Возразить было нечего.
— У меня есть немного времени, я попробую натаскать Гольдина. Что смогу, то объясню.
— Натаскайте, — сказал Сазонов. — Больше все равно ничего не сделаешь.
Он кивнул и пошел в контору, сутулый, напряженный, и по спине было видно, что к тысяче его забот прибавилась еще одна.
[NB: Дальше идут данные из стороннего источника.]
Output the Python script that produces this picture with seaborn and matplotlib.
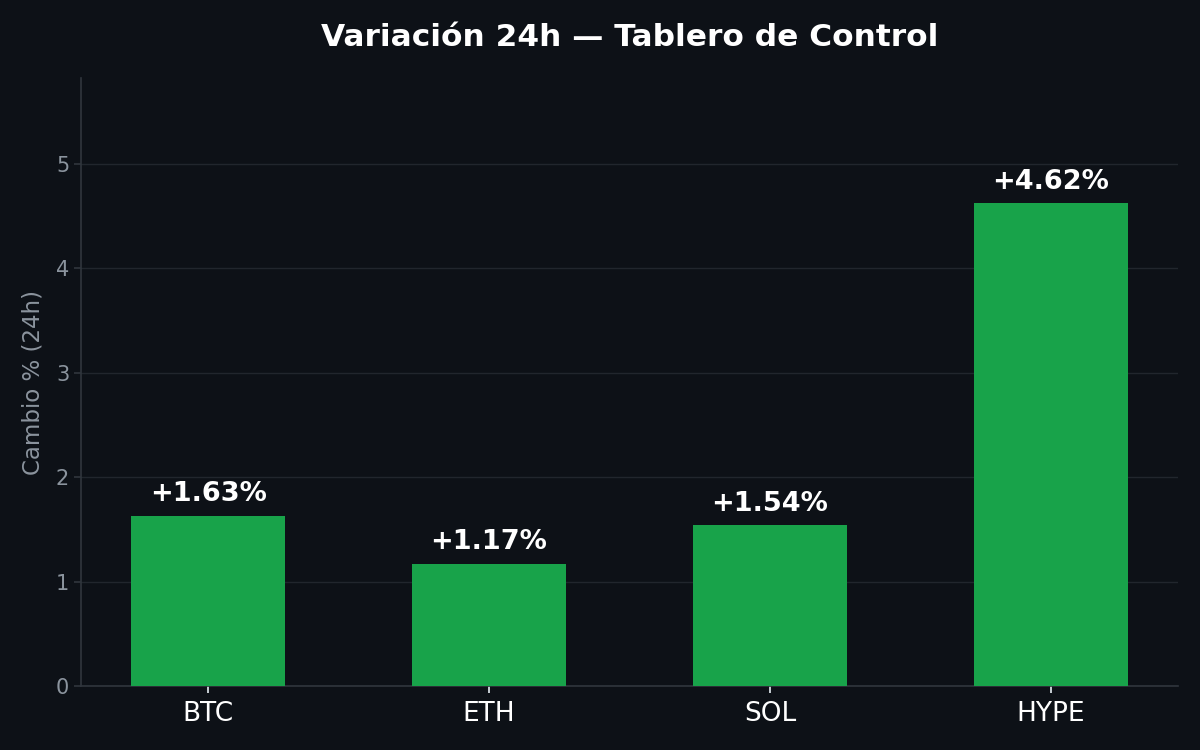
import matplotlib
matplotlib.use("Agg")
import matplotlib.pyplot as plt
import seaborn as sns
import pandas as pd

categories = ["BTC", "ETH", "SOL", "HYPE"]
changes = [1.63, 1.17, 1.54, 4.62]
labels = ["+1.63%", "+1.17%", "+1.54%", "+4.62%"]

BG = "#0d1117"
GREEN = "#18a34a"
GRID = "#21262d"
SPINE = "#30363d"
MUTED = "#8b949e"

sns.set_theme(style="dark")
plt.rcParams["font.family"] = ["DejaVu Sans"]

fig = plt.figure(figsize=(12, 7.5), dpi=100, facecolor=BG)
ax = fig.add_axes([0.0675, 0.0853, 0.9142, 0.8107])
ax.set_facecolor(BG)

df = pd.DataFrame({"asset": categories, "change": changes})
sns.barplot(data=df, x="asset", y="change", color=GREEN, saturation=1,
            width=0.55, ax=ax, zorder=3, edgecolor="none", linewidth=0)

for i, (v, t) in enumerate(zip(changes, labels)):
    ax.text(i, v + 0.08, t, ha="center", va="bottom", color="white",
            fontsize=19.5, fontweight="bold", zorder=4)

ax.set_xlim(-0.4525, 3.4525)
ax.set_ylim(0, 5.82)
ax.set_yticks([0, 1, 2, 3, 4, 5])
ax.grid(axis="y", color=GRID, linewidth=1, zorder=0)
ax.grid(axis="x", visible=False)

for s in ["top", "right"]:
    ax.spines[s].set_visible(False)
for s in ["left", "bottom"]:
    ax.spines[s].set_visible(True)
    ax.spines[s].set_color(SPINE)
    ax.spines[s].set_linewidth(1.2)

ax.tick_params(axis="y", colors=MUTED, labelsize=15, length=5, width=1.2, left=True)
ax.tick_params(axis="x", colors="#e6edf3", labelsize=19, length=5, width=1.2,
               bottom=True, pad=6)
ax.tick_params(axis="y", color=SPINE)
for lbl in ax.get_xticklabels():
    lbl.set_color("white")

ax.set_xlabel("")
ax.set_ylabel("Cambio % (24h)", color=MUTED, fontsize=16.5, labelpad=8)

ax.set_title("Variación 24h — Tablero de Control", color="white",
             fontsize=22.5, fontweight="bold", pad=23)

fig.savefig("out.png", dpi=100, facecolor=BG)
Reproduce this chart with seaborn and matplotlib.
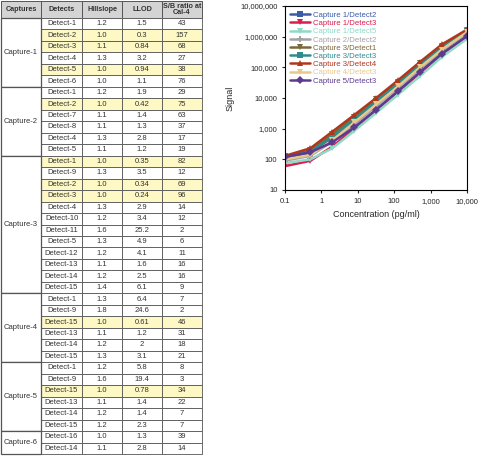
import numpy as np
import pandas as pd
import seaborn as sns
import matplotlib.pyplot as plt
from matplotlib.patches import Rectangle

# --------------------------------------------------
# Table data
# --------------------------------------------------
header = ["Captures", "Detects", "Hillslope", "LLOD", "S/B ratio at\nCal-4"]
capture_names = ["Capture-1", "Capture-2", "Capture-3", "Capture-4", "Capture-5", "Capture-6"]
capture_sizes = [6, 6, 12, 6, 6, 2]
detects = ["Detect-1", "Detect-2", "Detect-3", "Detect-4", "Detect-5", "Detect-6",
           "Detect-1", "Detect-2", "Detect-7", "Detect-8", "Detect-4", "Detect-5",
           "Detect-1", "Detect-9", "Detect-2", "Detect-3", "Detect-4", "Detect-10",
           "Detect-11", "Detect-5", "Detect-12", "Detect-13", "Detect-14", "Detect-15",
           "Detect-1", "Detect-9", "Detect-15", "Detect-13", "Detect-14", "Detect-15",
           "Detect-1", "Detect-9", "Detect-15", "Detect-13", "Detect-14", "Detect-15",
           "Detect-16", "Detect-14"]
hillslope = ["1.2", "1.0", "1.1", "1.3", "1.0", "1.0",
             "1.2", "1.0", "1.1", "1.1", "1.3", "1.1",
             "1.0", "1.3", "1.0", "1.0", "1.3", "1.2", "1.6", "1.3", "1.2", "1.1", "1.2", "1.4",
             "1.3", "1.8", "1.0", "1.1", "1.2", "1.3",
             "1.2", "1.6", "1.0", "1.1", "1.2", "1.2",
             "1.0", "1.1"]
llod = ["1.5", "0.3", "0.84", "3.2", "0.94", "1.1",
        "1.9", "0.42", "1.4", "1.3", "2.8", "1.2",
        "0.35", "3.5", "0.34", "0.24", "2.9", "3.4", "25.2", "4.9", "4.1", "1.6", "2.5", "6.1",
        "6.4", "24.6", "0.61", "1.2", "2", "3.1",
        "5.8", "19.4", "0.78", "1.4", "1.4", "2.3",
        "1.3", "2.8"]
sb_ratio = ["43", "157", "68", "27", "38", "76",
            "29", "75", "63", "37", "17", "19",
            "82", "12", "69", "96", "14", "12", "2", "6", "11", "16", "16", "9",
            "7", "2", "46", "31", "18", "21",
            "8", "3", "34", "22", "7", "7",
            "39", "14"]
highlighted = [1, 2, 4, 7, 12, 14, 15, 26, 32]

# --------------------------------------------------
# Curve data
# --------------------------------------------------
concentration = [0.1, 0.5, 2, 8, 32, 128, 512, 2048, 10000]
series_names = ["Capture 1/Detect2", "Capture 1/Detect3", "Capture 1/Detect5",
                "Capture 2/Detect2", "Capture 3/Detect1", "Capture 3/Detect3",
                "Capture 3/Detect4", "Capture 4/Detect3", "Capture 5/Detect3"]
signal = {
    "Capture 1/Detect2": [110, 160, 480, 1800, 7000, 27000, 110000, 420000, 1500000],
    "Capture 1/Detect3": [60, 90, 260, 1000, 4000, 16000, 65000, 270000, 1000000],
    "Capture 1/Detect5": [75, 100, 230, 850, 3300, 13000, 52000, 220000, 850000],
    "Capture 2/Detect2": [90, 130, 380, 1400, 5500, 22000, 90000, 350000, 1300000],
    "Capture 3/Detect1": [120, 200, 650, 2400, 9000, 34000, 135000, 500000, 1600000],
    "Capture 3/Detect3": [125, 180, 550, 2000, 8000, 30000, 120000, 450000, 1500000],
    "Capture 3/Detect4": [130, 230, 800, 2800, 10000, 38000, 150000, 560000, 1700000],
    "Capture 4/Detect3": [100, 140, 420, 1600, 6200, 24000, 100000, 380000, 1400000],
    "Capture 5/Detect3": [120, 170, 360, 1100, 4200, 17000, 70000, 280000, 1050000],
}
colors = ["#3a5ca8", "#d81e50", "#8fd9c6", "#a3a3a3", "#7a6a3a",
          "#2f8c8c", "#b2361c", "#e8c98c", "#5c3b8e"]
markers = ["s", "v", "v", "P", "v", "s", "^", "v", "D"]

rows = []
for name in series_names:
    for c, s in zip(concentration, signal[name]):
        rows.append({"series": name, "conc": c, "signal": s})
df = pd.DataFrame(rows)

# --------------------------------------------------
# Figure
# --------------------------------------------------
sns.set_style("white")
plt.rcParams["font.family"] = ["Liberation Sans", "DejaVu Sans"]
fig = plt.figure(figsize=(4.8, 4.57), dpi=100)

# table drawn in pixel coordinates
tab = fig.add_axes([0, 0, 1, 1])
tab.set_xlim(0, 480)
tab.set_ylim(457, 0)
tab.axis("off")

col_x = [1, 41, 82, 122, 162, 202]
top, head_h = 1, 17
row_h = (454 - top - head_h) / len(detects)

for i, h in enumerate(header):
    tab.add_patch(Rectangle((col_x[i], top), col_x[i + 1] - col_x[i], head_h,
                            facecolor="#d4d4d4", edgecolor="#555555", lw=0.7))
    tab.text((col_x[i] + col_x[i + 1]) / 2, top + head_h / 2, h, ha="center", va="center",
             fontsize=5.2, fontweight="bold", color="#333333", linespacing=1.0)

for r in range(len(detects)):
    y = top + head_h + r * row_h
    fc = "#fdf8c4" if r in highlighted else "white"
    vals = [detects[r], hillslope[r], llod[r], sb_ratio[r]]
    for j, v in enumerate(vals):
        tab.add_patch(Rectangle((col_x[j + 1], y), col_x[j + 2] - col_x[j + 1], row_h,
                                facecolor=fc, edgecolor="#555555", lw=0.6))
        tab.text((col_x[j + 1] + col_x[j + 2]) / 2, y + row_h / 2, v, ha="center",
                 va="center", fontsize=5.5, color="#333333")

start = 0
for name, n in zip(capture_names, capture_sizes):
    y = top + head_h + start * row_h
    tab.add_patch(Rectangle((col_x[0], y), col_x[1] - col_x[0], n * row_h,
                            facecolor="white", edgecolor="#555555", lw=0.9))
    tab.text((col_x[0] + col_x[1]) / 2, y + n * row_h / 2, name, ha="center",
             va="center", fontsize=5.5, color="#333333")
    start += n

# curve plot
ax = fig.add_axes([285 / 480, (457 - 190) / 457, 182 / 480, 184 / 457])
sns.lineplot(data=df, x="conc", y="signal", hue="series", style="series",
             hue_order=series_names, style_order=series_names,
             palette=colors, markers=markers, dashes=False, lw=1.8,
             markersize=4, markeredgewidth=0, ax=ax)
ax.set_xscale("log")
ax.set_yscale("log")
ax.set_xlim(0.1, 10000)
ax.set_ylim(10, 10000000)
ax.set_xticks([0.1, 1, 10, 100, 1000, 10000])
ax.set_xticklabels(["0.1", "1", "10", "100", "1,000", "10,000"])
ax.set_yticks([10, 100, 1000, 10000, 100000, 1000000, 10000000])
ax.set_yticklabels(["10", "100", "1,000", "10,000", "100,000", "1,000,000", "10,000,000"])
ax.minorticks_off()
ax.tick_params(labelsize=5.5, length=2, left=True, bottom=True)
ax.set_xlabel("Concentration (pg/ml)", fontsize=6.5)
ax.set_ylabel("Signal", fontsize=6.5)
for sp in ax.spines.values():
    sp.set_color("black")
    sp.set_linewidth(0.8)

leg = ax.legend(loc="upper left", fontsize=5.6, frameon=False, handlelength=2.5,
                borderaxespad=0.3, labelspacing=0.1, handletextpad=0.4)
for text, c in zip(leg.get_texts(), colors):
    text.set_color(c)

fig.savefig("out.png", dpi=100)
К вечеру слух о моем отъезде уже гулял по отделению. Как он просочился, спрашивать бессмысленно: в госпитале новости распространяются быстрее тифа, и карантин на них не действует. Врачи не спрашивали ничего. Гольдин смотрел на меня весь день так, будто хотел поговорить и не решался, Снегирев с Мухиным шептались и замолкали при моем приближении. Сестры знали, разумеется, раньше всех.
Спросил только больной. Ефрейтор с двадцать девятой койки, у которого мы третью неделю лечили флегмону голени, и дело наконец пошло на поправку. Я менял ему повязку, когда он, глядя в потолок, произнес:
— Дозвольте спросить, ваше благородие. Люди говорят, вы уезжаете. Бросаете нас, выходит?
Люди говорят. Хорошо хоть газета не напечатала.
— Пока я здесь, — сказал я. — Как видишь, стою над тобой и бинтую.
— А потом?
— Потом — как начальство решит. Нога твоя от этого хуже заживать не станет. Ей все равно, какая фамилия у врача.
Он не поверил. Не все равно ноге, получается. Но кивнул и замолчал, а я закончил повязку и пошел дальше. А что я мог ему ответить? Я сделал здесь все, что мог, и даже больше. Остальное от меня не зависело.
Под конец дня я еще раз зашел к японцу. Повязка сухая, пальцы теплые, пульс на месте. Он опять следил за каждым моим движением и опять не сказал ничего, кроме короткого «спасибо». Какого черта он молчит? Позвал, поблагодарил, и все. Хотя чему я удивляюсь. Если он кадровый, из разведки, такие и впрямь скорее язык себе откусят, чем заговорят. У них все серьезно. Ну пусть молчит, это забота Ракитина. Его работа — разговорить, моя — чтобы рука жила. Каждому свое.
Домой меня повезли в возке. Кузов почти кареты, только без колес, поставленный на широкие полозья. Темное дерево, тяжелые дверцы, внутри тканевая обивка. Извозчик снаружи, на облучке, замотанный в тулуп до самых глаз. Окошки маленькие, со шторками, но смысл их непонятен: на морозе стекла заросли льдом в палец толщиной, и разглядеть снаружи, кто едет, было невозможно. Удобная повозка для человека, в которого могут выстрелить.
Со мной сел один из людей Ракитина. Он устроился напротив, спиной к движению, и держал руку в кармане шинели. Всю дорогу молчал и смотрел в ледяное окошко, за которым не было видно ничего, кроме желтых пятен фонарей.